Ames sensibles s’abstenir: dans ces nouvelles, le sang coule à flot et le gore est au rendez-vous. Parfois, on nous présente un spécialiste de la torture, un esthète de l’entaille de muscle, comme l’employé malencontreusement renvoyé par son patron dans “Fournitures” qui découvre les multiples utilisations d’une agrafeuse, où la séductrice de “Battements d’ailes”, qui retire de son tableau de chasse de bien sanglants trophées. D’autres fois, ce sont des familles qui partent en vrille alors que tout aurait pu si bien aller. Comme ce père de famille de “Jingle Bells”, qui râle contre le retard qu’ont pris ses proches pour se préparer au repas de Noël, et tente de le rattraper dans une voiture étonnamment silencieuse, ou encore “Becky”, la petite fille adoptée qui vit particulièrement mal le manque d’attention de sa famille à l’arrivée de sa petite soeur, ou le protagoniste de “L’anniversaire” qui profite de l’après-fête alors que sa femme et ses enfants persistent à ne pas se réveiller. Ailleurs, c’est carrément vers un univers inconnu et hostile que l’on bascule, comme Rosy dans “L’évangile selon Saint Marc”, enceinte à dix-huit ans, se retrouve dans un épouvantable centre qui vise à punir très sévèrement les pècheresses comme elle, ou dans “Un ticket pour l’enfer” où le héros se réveille, dans un lieu non identifiable, le ventre ouvert, sans aucun souvenir de son passé. Et si d’autres créatures se montraient elle aussi bien imprévisibles, comme les loup-garous de “Vésanie Sanguinaires” qui ne comprennent pas quel frénésie meurtrière frappe les membres du clan, ou les membres du “Petit Peuple” qui tourmenteraient le couple Tourneur de manière toujours plus cruelle, ou encore le terrifiant enfant de “L’ombre du Mal” que Franck surprend un soir, avec ses yeux qui n’ont rien d’humain et dont l’ombre le poursuit. Et si “La faim justifie les moyens”, ne peut-on pas comprendre pourquoi Jeanne vient de découper Paul en morceaux, ou que la narratrice de “La Rue” attire les chats errants pour les dévorer?

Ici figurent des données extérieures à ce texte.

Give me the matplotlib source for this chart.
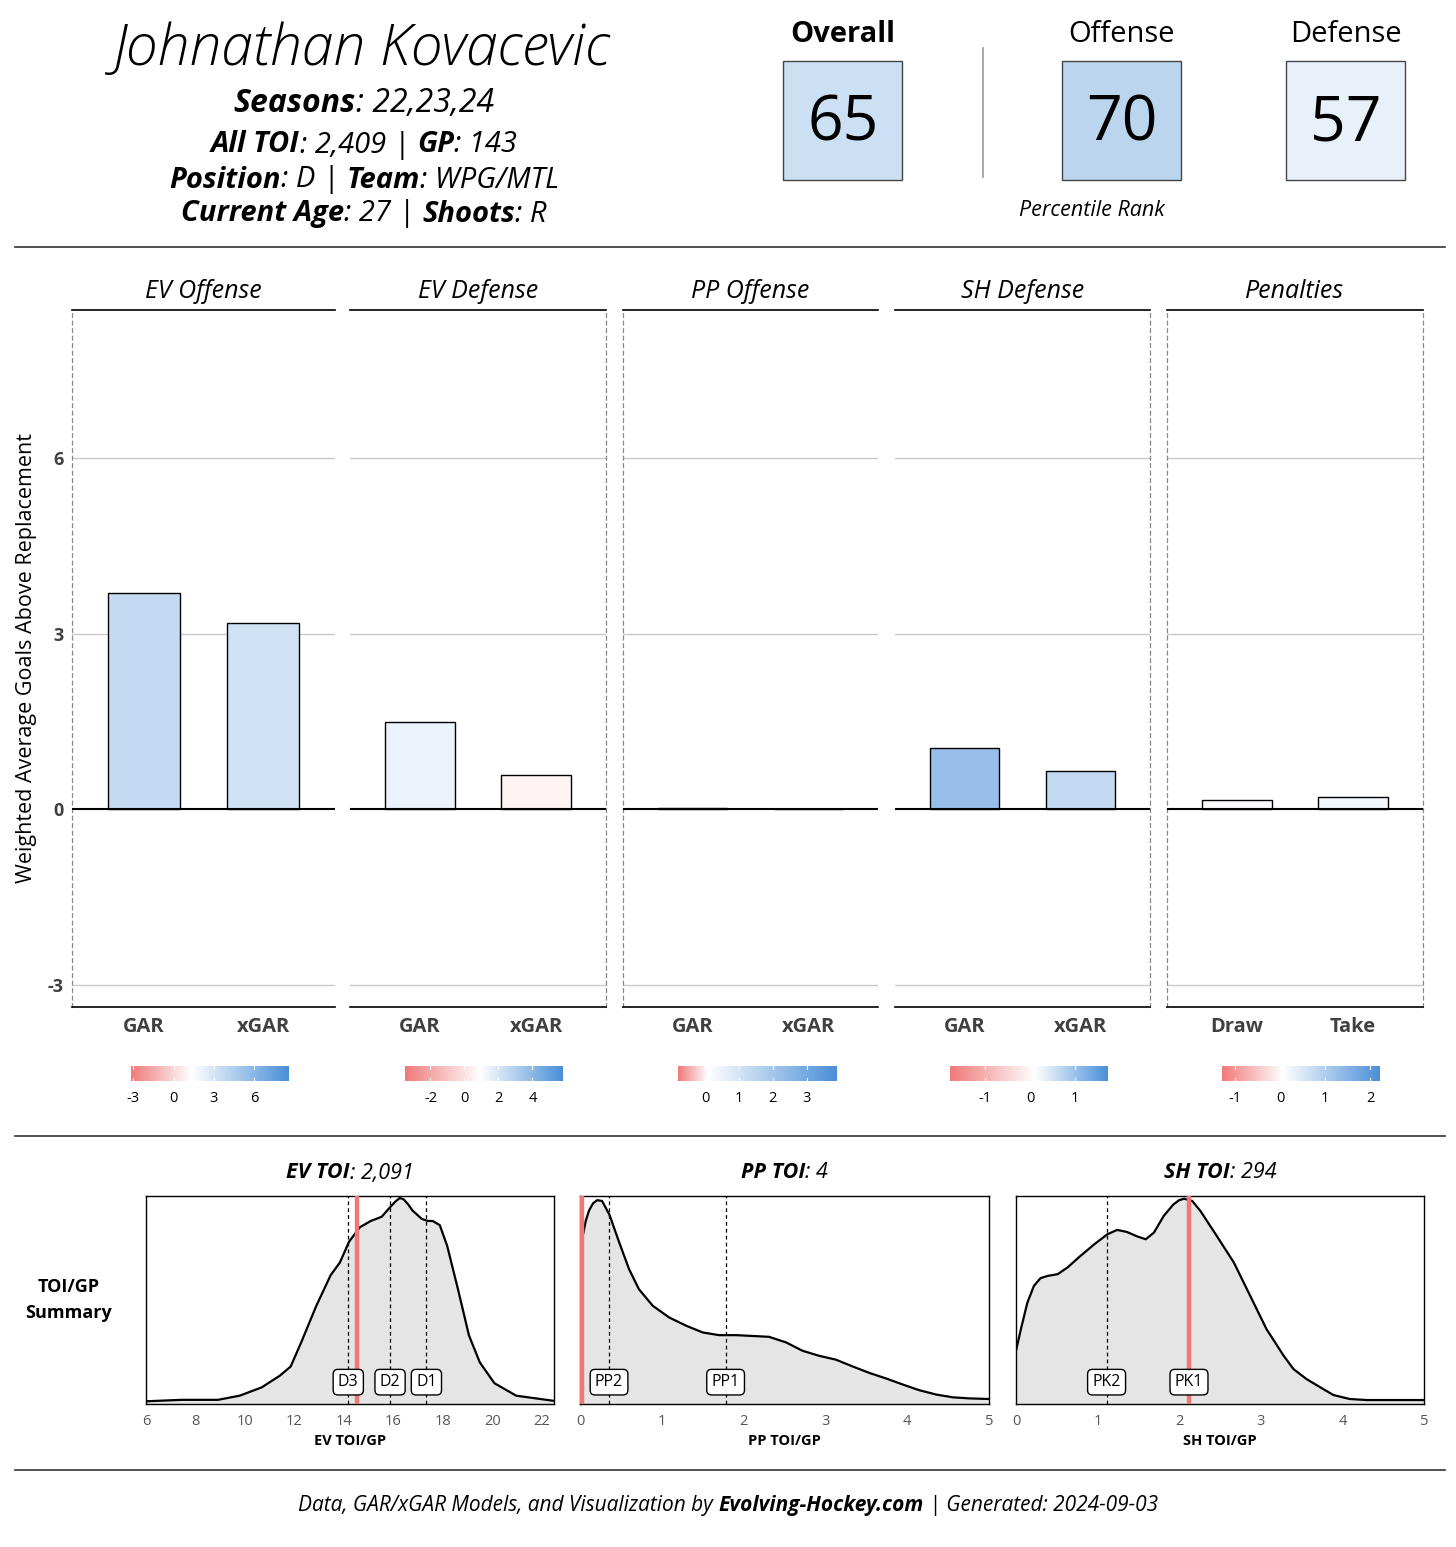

Vous l’aurez compris, ce recueil de nouvelle a fait le choix de l’horreur et du sanglant. Il ne s’agira pas tellement ici d’avoir peur que de détourner le regard devant l’insoutenable. On s’applique à vous décrire comment découper les chairs, sectionner les muscles, glisser une agrafe sous un ongle. On vous raconte comment on plante un couteau dans la chair, comment le sang coule goutte à goutte et se répand, comment les entrailles s’exposent ou comment les dents se plantent dans les muscles. Ca vous dégoûte? Je pense que c’est bien l’objectif. Et je pense qu’un gros risque d’overdose vous guette avec ce recueil. Car prise une à une, ces nouvelles sont pleines de qualités. Les descriptions de psychopathes mettent mal à l’aise et fascinent tant l’inventivité et le sang-froid du personnage sont frappantes. Les univers glauques dans lesquels se retrouvent Rosy ou notre amnésique font aussi leur petit effet. Quant à Jeanne ou à notre habitante de la rue, on ne peut s’empêcher, de manière inattendue, de compatir et de comprendre les extrémités auxquelles elles sont réduites.

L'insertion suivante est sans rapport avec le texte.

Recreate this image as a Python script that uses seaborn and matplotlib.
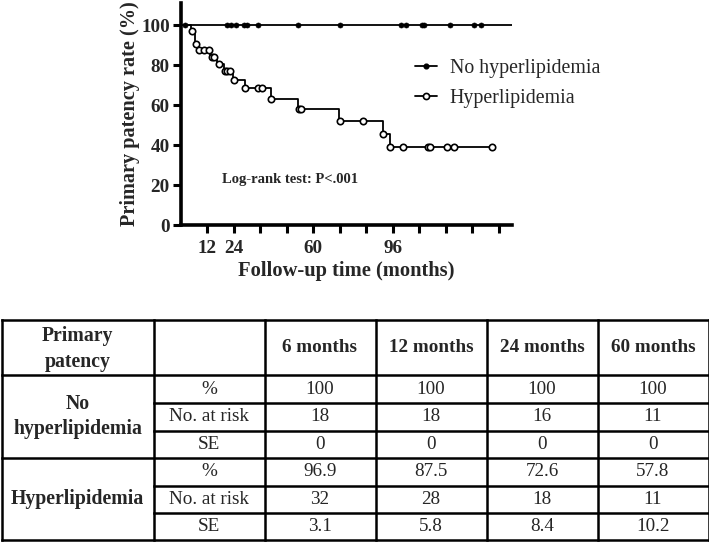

Mais nouvelle après nouvelles, toutes s’appliquent à être les plus sanglantes, les plus écoeurantes possible, et j’ai parfois eu l’impression de relire encore et encore le même massacre gratuit. Un peu comme en regardant les films du genre Saw: c’est gore, c’est sanglant, mais à la fin, du gore pour du gore, l’intérêt se perd. Et c’est dommage, parce que cet effet de surenchère mis à part, beaucoup de nouvelles exploitent à merveille l’art de la chute qui vous laisse bien sur les fesses, ou encore marient à merveille l’horreur avec une peur sourde, une véritable tension. Mes préférées? Je voterai pour “L’ombre du mal”, peut-être la plus dégoutante mais aussi la plus travaillée quant à la tension et à l’originalité, et “La rue”, qui a réussi à me faire basculer du côté de l’héroïne.
La note de Mélu:
Des qualités, mais un registre qui mériterait d’être précisé. Merci à Elodie Morgen et aux éditions des Tourments pour leur confiance.